À ce titre, la Cour estime que la responsabilité des coûts incombe exclusivement au MTQ pour les raisons suivantes.
En 2009, le Service géotechnique et de géologie du MTQ (« SGG ») effectue des analyses de 34 puits dans les secteurs du Projet et produit un premier rapport qui identifie déjà des puits à risque de contamination à proximité du Projet. Ledit rapport avertissait le MTQ que les travaux du Projet, selon le tracé choisi, pouvaient contaminer les sources d’alimentation en eau potable des résidents voisins.
En 2010, le SGG élabore ainsi un programme de suivi environnemental des puits d’eau potable et publie un deuxième rapport traitant de contaminants de manière générale.
Également en 2010, le Gouvernement du Canada produit un rapport illustrant que l’eau de certains puits ne respecte pas les critères de potabilité et identifie un risque de contamination de l’eau en raison des coupes de roc.
Le MTQ avait donc en sa possession trois rapports préliminaires, dont aucun n’a été transmis aux futurs soumissionnaires dans le cadre de l’appel d’offres.
Par ailleurs, le CCDG 2011 ne prévoit aucune consigne particulière quant à la réalisation des travaux de dynamitage à proximité des puits désignés à risque. Qui plus est, les documents d’appel d’offres ne contiennent aucune consigne quant à l’utilisation de certains types d’explosifs.
La Cour rappelle que l’obligation d’information du donneur d’ouvrage s’intensifie lorsqu’il a préalablement retenu les services d’experts, comme en l’espèce. Il incombait donc au MTQ d’être plus transparent dans ses documents d’appel d’offres en décrivant avec suffisamment de soin et de précision les enjeux déjà identifiés pour permettre aux soumissionnaires de connaître exactement ce que l’on attendait d’eux.
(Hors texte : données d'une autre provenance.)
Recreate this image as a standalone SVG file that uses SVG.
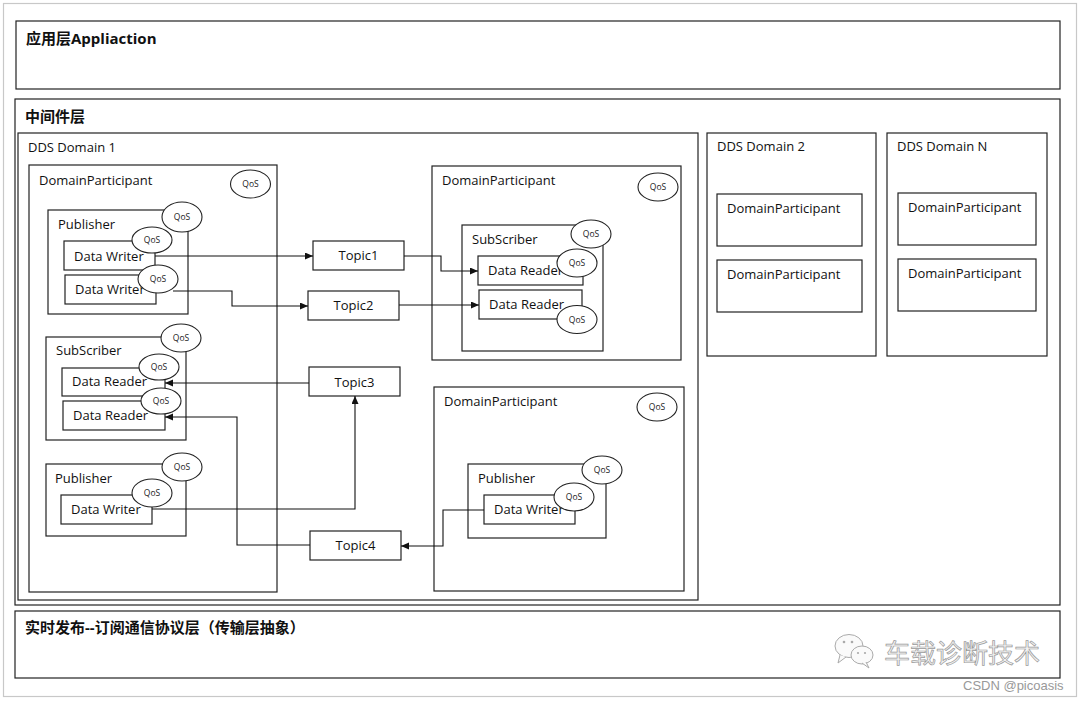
<svg xmlns="http://www.w3.org/2000/svg" width="1080" height="701" viewBox="0 0 1080 701">
<style>
.box{fill:none;stroke:#222;stroke-width:1.2}
.wbox{fill:#fff;stroke:#222;stroke-width:1.2}
.qos{fill:#fff;stroke:#222;stroke-width:1.1}
.t{font-family:"Open Sans","Noto Sans",sans-serif;font-size:13px;fill:#111}
.q{font-family:"Open Sans","Noto Sans",sans-serif;font-size:8.5px;fill:#222;text-anchor:middle}
.h{font-family:"Open Sans","Noto Sans CJK SC",sans-serif;font-size:15px;font-weight:bold;fill:#111}
.tc{text-anchor:middle}
.c{fill:none;stroke:#111;stroke-width:1.1}
</style>
<defs>
<marker id="arr" markerUnits="userSpaceOnUse" markerWidth="9" markerHeight="8" refX="8" refY="3.5" orient="auto">
<path d="M0,0 L8,3.5 L0,7 z" fill="#111"/>
</marker>
</defs>
<rect x="0" y="0" width="1080" height="701" fill="#fff"/>
<rect x="3.5" y="3.5" width="1073" height="693" fill="none" stroke="#c8c8c8" stroke-width="1.2"/>

<g id="app-layer">
<rect class="box" x="16" y="21" width="1044" height="68"/>
<text class="h" x="26" y="44">应用层Appliaction</text>
</g>

<g id="middleware-layer">
<rect class="box" x="15" y="99" width="1045" height="506"/>
<text class="h" x="25" y="122">中间件层</text>
</g>

<g id="dds-domain-1">
<rect class="box" x="18" y="133" width="680" height="467"/>
<text class="t" x="28" y="152">DDS Domain 1</text>
</g>

<g id="dp1">
<rect class="box" x="29" y="165" width="248" height="427"/>
<text class="t" x="39" y="185">DomainParticipant</text>
<ellipse class="qos" cx="250.5" cy="184" rx="20" ry="14"/>
<text class="q" x="250.5" y="187">QoS</text>
</g>

<g id="publisher1">
<rect class="box" x="48" y="210" width="140" height="104"/>
<text class="t" x="58" y="229">Publisher</text>
<ellipse class="qos" cx="182" cy="217" rx="20" ry="15"/>
<text class="q" x="182" y="220">QoS</text>
</g>

<g id="writer1">
<rect class="box" x="64" y="241" width="91" height="29"/>
<text class="t" x="74" y="261">Data Writer</text>
<ellipse class="qos" cx="152" cy="240" rx="20" ry="13"/>
<text class="q" x="152" y="243">QoS</text>
</g>

<g id="writer2">
<rect class="box" x="65" y="275" width="91" height="29"/>
<text class="t" x="75" y="294">Data Writer</text>
<ellipse class="qos" cx="158" cy="279" rx="20" ry="14"/>
<text class="q" x="158" y="282">QoS</text>
</g>

<g id="subscriber1">
<rect class="box" x="46" y="337" width="140" height="103"/>
<text class="t" x="56" y="355">SubScriber</text>
<ellipse class="qos" cx="181" cy="338" rx="20" ry="14"/>
<text class="q" x="181" y="341">QoS</text>
</g>

<g id="reader1">
<rect class="box" x="62" y="368" width="103" height="28"/>
<text class="t" x="72" y="386">Data Reader</text>
<ellipse class="qos" cx="159" cy="367" rx="20" ry="13"/>
<text class="q" x="159" y="370">QoS</text>
</g>

<g id="reader2">
<rect class="box" x="63" y="401" width="102" height="29"/>
<text class="t" x="73" y="420">Data Reader</text>
<ellipse class="qos" cx="161" cy="401" rx="20" ry="13"/>
<text class="q" x="161" y="404">QoS</text>
</g>

<g id="publisher2">
<rect class="box" x="46" y="464" width="140" height="72"/>
<text class="t" x="55" y="483">Publisher</text>
<ellipse class="qos" cx="182" cy="467" rx="20" ry="14"/>
<text class="q" x="182" y="470">QoS</text>
</g>

<g id="writer3">
<rect class="box" x="61" y="495" width="91" height="29"/>
<text class="t" x="71" y="514">Data Writer</text>
<ellipse class="qos" cx="152" cy="493" rx="20" ry="14"/>
<text class="q" x="152" y="496">QoS</text>
</g>

<g id="topic1">
<rect class="box" x="313" y="241" width="91" height="29"/>
<text class="t tc" x="358.5" y="260">Topic1</text>
</g>
<g id="topic2">
<rect class="box" x="308" y="291" width="91" height="29"/>
<text class="t tc" x="353.5" y="310">Topic2</text>
</g>
<g id="topic3">
<rect class="box" x="309" y="367" width="91" height="29"/>
<text class="t tc" x="354.5" y="386.5">Topic3</text>
</g>
<g id="topic4">
<rect class="box" x="310" y="531" width="91" height="29"/>
<text class="t tc" x="355.5" y="550">Topic4</text>
</g>

<g id="dp2">
<rect class="box" x="432" y="166" width="249" height="194"/>
<text class="t" x="442" y="185">DomainParticipant</text>
<ellipse class="qos" cx="658" cy="187" rx="20" ry="14"/>
<text class="q" x="658" y="190">QoS</text>
</g>

<g id="subscriber2">
<rect class="box" x="462" y="225" width="141" height="126"/>
<text class="t" x="472" y="244">SubScriber</text>
<ellipse class="qos" cx="591" cy="234" rx="20" ry="14"/>
<text class="q" x="591" y="237">QoS</text>
</g>

<g id="reader3">
<rect class="box" x="478" y="256" width="105" height="29"/>
<text class="t" x="488" y="275">Data Reader</text>
<ellipse class="qos" cx="577" cy="263" rx="20" ry="14"/>
<text class="q" x="577" y="266">QoS</text>
</g>

<g id="reader4">
<rect class="box" x="479" y="290" width="103" height="29"/>
<text class="t" x="489" y="309">Data Reader</text>
<ellipse class="qos" cx="577" cy="319.5" rx="20" ry="14"/>
<text class="q" x="577" y="322.5">QoS</text>
</g>

<g id="dp3">
<rect class="box" x="434" y="387" width="250" height="204"/>
<text class="t" x="444" y="406">DomainParticipant</text>
<ellipse class="qos" cx="657" cy="407" rx="20" ry="14"/>
<text class="q" x="657" y="410">QoS</text>
</g>

<g id="publisher3">
<rect class="box" x="468" y="464" width="138" height="74"/>
<text class="t" x="478" y="483">Publisher</text>
<ellipse class="qos" cx="602" cy="470" rx="20" ry="14"/>
<text class="q" x="602" y="473">QoS</text>
</g>

<g id="writer4">
<rect class="box" x="484" y="495" width="91" height="29"/>
<text class="t" x="494" y="514">Data Writer</text>
<ellipse class="qos" cx="574" cy="497" rx="20" ry="14"/>
<text class="q" x="574" y="500">QoS</text>
</g>

<g id="dds-domain-2">
<rect class="box" x="707" y="133" width="169" height="223"/>
<text class="t" x="717" y="151">DDS Domain 2</text>
<rect class="box" x="717" y="194" width="145" height="52"/>
<text class="t" x="727" y="213">DomainParticipant</text>
<rect class="box" x="717" y="260" width="145" height="52"/>
<text class="t" x="727" y="279">DomainParticipant</text>
</g>

<g id="dds-domain-n">
<rect class="box" x="887" y="133" width="160" height="223"/>
<text class="t" x="897" y="151">DDS Domain N</text>
<rect class="box" x="898" y="193" width="138" height="52"/>
<text class="t" x="908" y="212">DomainParticipant</text>
<rect class="box" x="898" y="259" width="138" height="52"/>
<text class="t" x="908" y="278">DomainParticipant</text>
</g>

<g id="rtps-layer">
<rect class="box" x="15" y="611" width="1045" height="67"/>
<text class="h" x="25" y="633">实时发布--订阅通信协议层（传输层抽象）</text>
</g>

<g id="connectors">
<path class="c" d="M155,256 H313" marker-end="url(#arr)"/>
<path class="c" d="M173,291 H232 V306 H308" marker-end="url(#arr)"/>
<path class="c" d="M404,256 H441 V271 H478" marker-end="url(#arr)"/>
<path class="c" d="M399,305 H479" marker-end="url(#arr)"/>
<path class="c" d="M309,383 H165" marker-end="url(#arr)"/>
<path class="c" d="M310,545 H237 V417 H165" marker-end="url(#arr)"/>
<path class="c" d="M152,509 H355 V396" marker-end="url(#arr)"/>
<path class="c" d="M484,510 H443 V546 H401" marker-end="url(#arr)"/>
</g>

<g id="watermark">
<ellipse cx="849" cy="646" rx="14" ry="11.5" fill="#fafafa" stroke="#aaa" stroke-width="1"/>
<path d="M840,655 L838,663 L846,657" fill="#fafafa" stroke="#aaa" stroke-width="1"/>
<ellipse cx="862" cy="655" rx="11" ry="9" fill="#fafafa" stroke="#aaa" stroke-width="1"/>
<path d="M866,662 L869,668 L862,663" fill="#fafafa" stroke="#aaa" stroke-width="1"/>
<circle cx="844" cy="642" r="1.3" fill="#aaa"/>
<circle cx="852" cy="642" r="1.3" fill="#aaa"/>
<circle cx="858" cy="653" r="1.1" fill="#aaa"/>
<circle cx="865" cy="653" r="1.1" fill="#aaa"/>
<text x="884" y="663" font-family="'Noto Sans CJK SC',sans-serif" font-size="26" fill="#f2f2f2" stroke="#9a9a9a" stroke-width="0.7">车载诊断技术</text>
<text x="963" y="690" font-family="'Liberation Sans',Arial,sans-serif" font-size="13" fill="#999">CSDN @picoasis</text>
</g>
</svg>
Le MTQ a ainsi failli à son obligation d’information, tant à l’appel d’offres que lors de la réalisation des travaux.
Conclusion
Vu la responsabilité du MTQ et son manquement à son devoir d’information, la Cour accorde à Couillard le paiement du solde contractuel de 854 667,47 $, le paiement des frais de transport supplémentaires de matériaux granulaires d’un montant de 412 962,71 $ et le paiement des travaux supplémentaires effectués à la demande du MTQ en raison de la contamination d’un montant de 633 901,79 $.
La Cour octroie également à Dyfotech un montant de 654 155,31 $ pour les services non payés en raison du litige l’opposant au MTQ et rejette la demande reconventionnelle du MTQ.
Ce jugement rappelle l’importance pour les donneurs d’ouvrage de respecter leur devoir d’information et de fournir tous les renseignements nécessaires aux soumissionnaires.
Cet article est paru dans l’édition du 14 septembre 2023 du journal Constructo.
[1] Couillard Construction limitée c. Procureur général du Québec, 2023 QCCS 252.